Мысли Гроссмана и теория тоталитарных государств — это не окончательная истина. Эти идеи можно отвергать, многие спорят и возмущаются. Каждый имеет право на свою оценку — слишком это больные вопросы для нашей истории. Но это — мысли Гроссмана. Это — суть его мировоззрения, идейный ключ к его роману.
Что же делают экранизаторы? Они выкидывают из романа эти мысли. «Мастер и Маргарита» — без линии Иешуа, «Анна Каренина» — без самоубийства Анны, «Преступление и наказание» — без убийства старухи. В результате от «Жизни и судьбы» остаются лишь «рожки да ножки» — ещё один «роман о войне»…
Тело романа бережно сохранено, но вот с душой — беда. Понимаю, вы боитесь этих мыслей Гроссмана. Они противоречат обязательному госхвастовству и идеологии «державного гламура». Гроссман 60 лет назад не боялся озвучивать то, что сегодня страшно повторить. Он был смелым и честным человеком. Но зачем же ставить этот роман, если есть много других сценариев, где не так остро стоят идеологические минные поля?
Не показали. Посмертно кастрировали — и это очевидно. И даже самые хорошие актёры (один Маковецкий чего стоит!) ничего не исправят. Как и работа талантливых людей, даже при самой высокой цензуре. Гроссман в страшные 1950-е выдавливал эту цензуру из себя по капле.

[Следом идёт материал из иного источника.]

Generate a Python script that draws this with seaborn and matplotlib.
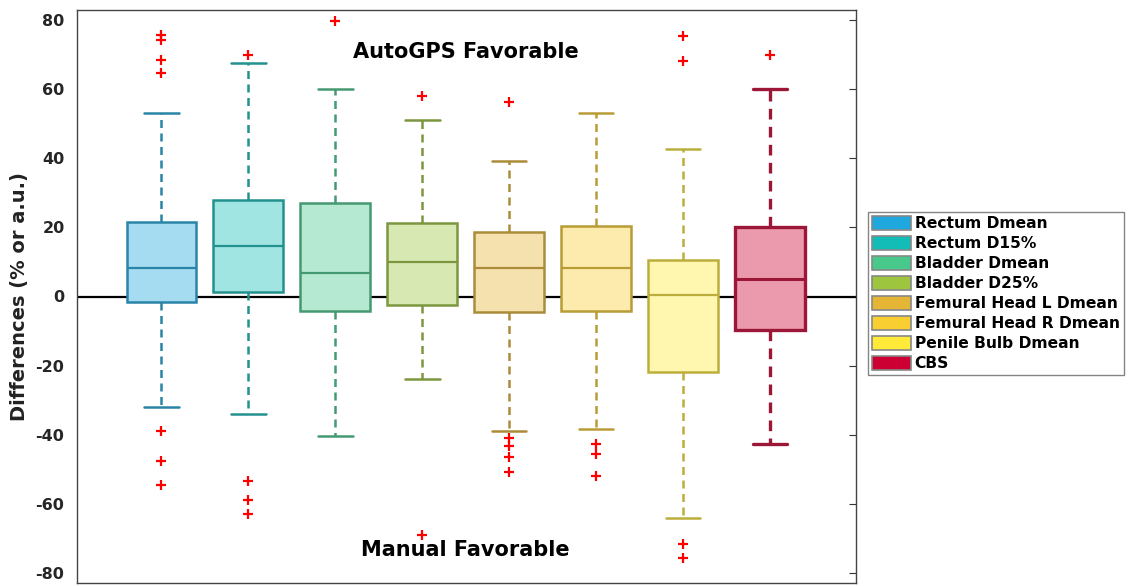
import numpy as np
import pandas as pd
import matplotlib
matplotlib.use("Agg")
import matplotlib.pyplot as plt
from matplotlib.patches import Patch
import seaborn as sns

# structures (one box each)
labels = ["Rectum Dmean", "Rectum D15%", "Bladder Dmean", "Bladder D25%",
          "Femural Head L Dmean", "Femural Head R Dmean", "Penile Bulb Dmean", "CBS"]

# box statistics
whislo = [-32.0, -34.0, -40.3, -24.0, -38.8, -38.2, -64.2, -42.8]
q1 = [-1.7, 1.2, -4.3, -2.5, -4.4, -4.2, -21.8, -9.8]
med = [8.2, 14.5, 6.8, 10.0, 8.2, 8.2, 0.3, 5.0]
q3 = [21.5, 28.0, 27.0, 21.3, 18.6, 20.3, 10.7, 20.0]
whishi = [53.0, 67.5, 60.0, 51.0, 39.2, 53.2, 42.8, 60.0]

# outliers per box
fliers = [
    [75.8, 74.2, 68.5, 64.8, -39.0, -47.5, -54.5],
    [69.8, -53.5, -59.0, -63.0],
    [79.6],
    [58.0, -69.0],
    [56.3, -40.8, -43.3, -46.5, -50.9],
    [-42.8, -45.7, -51.9],
    [75.3, 68.2, -71.5, -75.6],
    [69.8],
]

base_colors = ["#1FA8DE", "#13BDB7", "#48C98B", "#9DC63E",
               "#E5B535", "#F8CE30", "#FFEA3A", "#CC0033"]

sns.set_style("white")
plt.rcParams["font.family"] = ["DejaVu Sans"]
plt.rcParams["font.weight"] = "bold"
plt.rcParams["axes.unicode_minus"] = False

palette = sns.color_palette(base_colors)


def mix(c, other, t):
    return tuple((1 - t) * np.array(c) + t * np.array(other))


fig = plt.figure(figsize=(11.32, 5.86), dpi=100)
ax = fig.add_axes([77 / 1132, 3 / 586, 779 / 1132, 573 / 586])

positions = np.arange(1, len(labels) + 1)
stats = []
for i, lab in enumerate(labels):
    stats.append(dict(label=lab, whislo=whislo[i], q1=q1[i], med=med[i],
                      q3=q3[i], whishi=whishi[i], fliers=[]))

for i, s in enumerate(stats):
    c = palette[i]
    edge = mix(c, (0.25, 0.25, 0.25), 0.35)
    face = mix(c, (1, 1, 1), 0.6)
    lw = 2.4 if i == 7 else 1.8
    ax.bxp([s], positions=[positions[i]], widths=0.8, capwidths=0.4,
           patch_artist=True, showfliers=False,
           boxprops=dict(facecolor=face, edgecolor=edge, linewidth=lw),
           medianprops=dict(color=edge, linewidth=1.6 if i != 7 else 2.2),
           whiskerprops=dict(color=edge, linewidth=lw, linestyle=(0, (3.2, 2.2))),
           capprops=dict(color=edge, linewidth=lw))

# outliers through seaborn
rows = []
for i, vals in enumerate(fliers):
    for v in vals:
        rows.append((positions[i], v))
out_df = pd.DataFrame(rows, columns=["pos", "value"])
sns.scatterplot(data=out_df, x="pos", y="value", marker="+", color="red",
                s=60, linewidth=1.6, ax=ax, zorder=5)

ax.axhline(0, color="black", linewidth=1.6, zorder=1.5)

ax.set_xlim(0.03, 8.99)
ax.set_ylim(-82.9, 82.9)
ax.set_yticks(np.arange(-80, 81, 20))
ax.set_xticks([])
ax.set_xlabel("")
ax.set_ylabel("Differences (% or a.u.)", fontsize=14, fontweight="bold",
              labelpad=5, color="#222222")
ax.tick_params(axis="y", direction="in", right=True, length=5, labelsize=11.5,
               pad=9, colors="#333333", labelcolor="#262626")
for lbl in ax.get_yticklabels():
    lbl.set_fontweight("bold")
for sp in ax.spines.values():
    sp.set_color("#444444")
    sp.set_linewidth(1.0)

ax.text(4.5, 70.8, "AutoGPS Favorable", ha="center", va="center",
        fontsize=15, fontweight="bold", color="black")
ax.text(4.5, -73.4, "Manual Favorable", ha="center", va="center",
        fontsize=15, fontweight="bold", color="black")

handles = [Patch(facecolor=palette[i], edgecolor="#888888", linewidth=1.2, label=lab)
           for i, lab in enumerate(labels)]
leg = fig.legend(handles=handles, loc="upper left",
                 bbox_to_anchor=(868 / 1132, 1 - 212 / 586),
                 prop=dict(size=11.2, weight="bold"), frameon=True, fancybox=False,
                 borderaxespad=0, borderpad=0.25, labelspacing=0.3,
                 handlelength=2.5, handleheight=1.0, handletextpad=0.25)
leg.get_frame().set_edgecolor("#666666")
leg.get_frame().set_linewidth(1.0)
for t in leg.get_texts():
    t.set_color("black")

fig.savefig("out.png", dpi=100)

Таково непримиримое противоречие между текстом и экранизацией. Такова посмертная «жизнь и судьба»: попытка сгладить, смирить, чуть-чуть подправить, недоговорить «во спасение экранизации». Эта судьба не только этого романа и не только Гроссмана. И эта экранизация наглядно показывает не только сам роман, но и наше время. Конформизм экранизации выдаёт, как «та судьба» вывернулась за 60 лет в нашей жизни. Как петляет, меняется — но никуда не уходит — колея госстраха и производные от него.
Мы уже ушли «оттуда», но идём дальше по той же дороге. Видимо, эта колея и есть судьба страны, определяющая жизни её жителей.